Ten Attributes of an Effective Strategy Development Process

Crafting strategy is not an easy task.  The process must be carefully thought out and constantly monitored.  A team approach works best.

  1. Provide a structured framework.  Use a strategy development framework that is logical and breaks what is essentially a complex task into manageable components.  Develop a framework that goes beyond the traditional three-part process of :
    • Where are we now?
    • Where do we want to get to?
    • How we want to get there?

    Instead, focus on factors external to, and internal to, the school, always asking the five fundamental strategic questions highlighted in an earlier section of this booklet.

  2. Build a strong planning team.  Any planning team should include a cross-section of stakeholders – people with balanced views, creative minds and questioning attitudes.  The best planning team comprises roughly seven or eight people.  This number provides sufficient diversity of opinion and is a containable number for meetings.
  3. Consult widely.  The art of strategy development is primarily the art of conversation.  Focus groups and surveys work well but regular conversations with people about the future direction of the school provide the richest data.
  4. Build an effective team process.  Employ approaches to planning that draw on the capabilities of each individual and combine the collective intelligence of the group.  Diversity is helpful.  Encourage debate.  Value people who challenge the ‘status quo’.
  5. Look for strongly developed strategic skills.  Ensure an understanding among team members of the core elements of strategy.

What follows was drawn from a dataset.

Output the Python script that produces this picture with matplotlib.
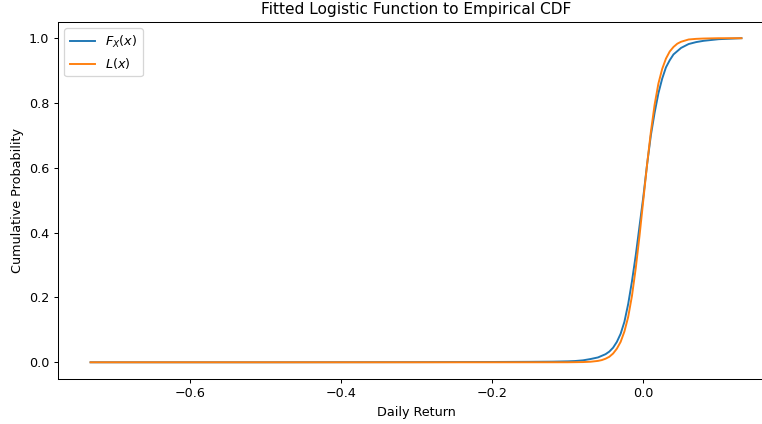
import matplotlib.pyplot as plt
import numpy as np

# values
x_emp = [-0.732, -0.5, -0.3, -0.2, -0.15, -0.12, -0.1, -0.09, -0.08, -0.07, -0.06, -0.05,
         -0.045, -0.04, -0.035, -0.03, -0.025, -0.02, -0.015, -0.01, -0.005, 0.0,
         0.005, 0.01, 0.015, 0.02, 0.025, 0.03, 0.035, 0.04, 0.05, 0.06, 0.07,
         0.08, 0.10, 0.130]
F_emp = [0.0, 0.0, 0.0005, 0.001, 0.0015, 0.002, 0.003, 0.004, 0.006, 0.01, 0.015, 0.025,
         0.033, 0.045, 0.063, 0.088, 0.125, 0.18, 0.25, 0.33, 0.42, 0.51,
         0.61, 0.70, 0.77, 0.83, 0.875, 0.91, 0.932, 0.95, 0.97, 0.982, 0.988,
         0.992, 0.997, 1.0]

x_fit = [-0.732, -0.5, -0.3, -0.2, -0.1, -0.08, -0.07, -0.06, -0.055, -0.05, -0.045,
         -0.04, -0.035, -0.03, -0.025, -0.02, -0.015, -0.01, -0.005, 0.0, 0.005,
         0.01, 0.015, 0.02, 0.025, 0.03, 0.035, 0.04, 0.045, 0.05, 0.06, 0.07,
         0.08, 0.10, 0.130]
L_fit = [0.0, 0.0, 0.0, 0.0, 0.0001, 0.0007, 0.0017, 0.0043, 0.0068, 0.011, 0.017,
         0.027, 0.042, 0.063, 0.095, 0.14, 0.205, 0.29, 0.39, 0.50, 0.61,
         0.71, 0.795, 0.86, 0.905, 0.937, 0.959, 0.973, 0.983, 0.989, 0.996, 0.998,
         0.999, 1.0, 1.0]

W, H, DPI = 762, 424, 92
fig = plt.figure(figsize=(W / DPI, H / DPI), dpi=DPI)
# the reference is cropped on the right, so the axes runs past the edge
ax = fig.add_axes([58 / W, 1 - 378.5 / H, 716 / W, 356.5 / H])

ax.plot(x_emp, F_emp, label='$F_X(x)$')
ax.plot(x_fit, L_fit, label='$L(x)$')
ax.set_title('Fitted Logistic Function to Empirical CDF')
ax.set_xlabel('Daily Return')
ax.set_ylabel('Cumulative Probability')
ax.legend(loc='upper left')

fig.savefig('out.png', dpi=DPI)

Ensure the focus is on strategic thinking not just strategic planning.  Encourage the ability to see beyond ‘what is’ to ‘what could be’; to see beyond today to envision tomorrow.  The ability to interpret data and recognise the implications of that data for the school is a key element in the team’s capabilities.
  6. Build a comprehensive database.  Provide the planning group with valid raw material to underpin and reinforce all strategic debates.  Do not supply so much data that the group suffers from ‘analysis paralysis’, but enough to be able to examine issues from all perspectives.
  7. Support and foster creativity.  Allow people to draw on ‘gut feel’ and intuition when necessary.  The capacity to combine seemingly unrelated ideas in order to create new initiatives is the key to creative solutions.
  8. Be diligent with time frames.  Time frames set aside for strategic planning processes can blow out.  Momentum can soon be lost and enthusiasm diminished.  Work to a project schedule that is reviewed regularly.  Ideally, a planning process should take around three to four months.
  9. Ensure that planning workshops are productive.  Too many planning workshops are ‘talk fests’.  Remind people in every workshop that they are there to make decisions, develop actions or agree on ‘open items’ that will need further exploration after the workshop.  There can be no other outcomes.
  10. Put sufficient organisational support behind the planning effort.  The commitment of top management, along with the resources to undertake the tasks as cost-effectively and efficiently as possible, is vital.  Financial and moral support for the process of planning is mandatory.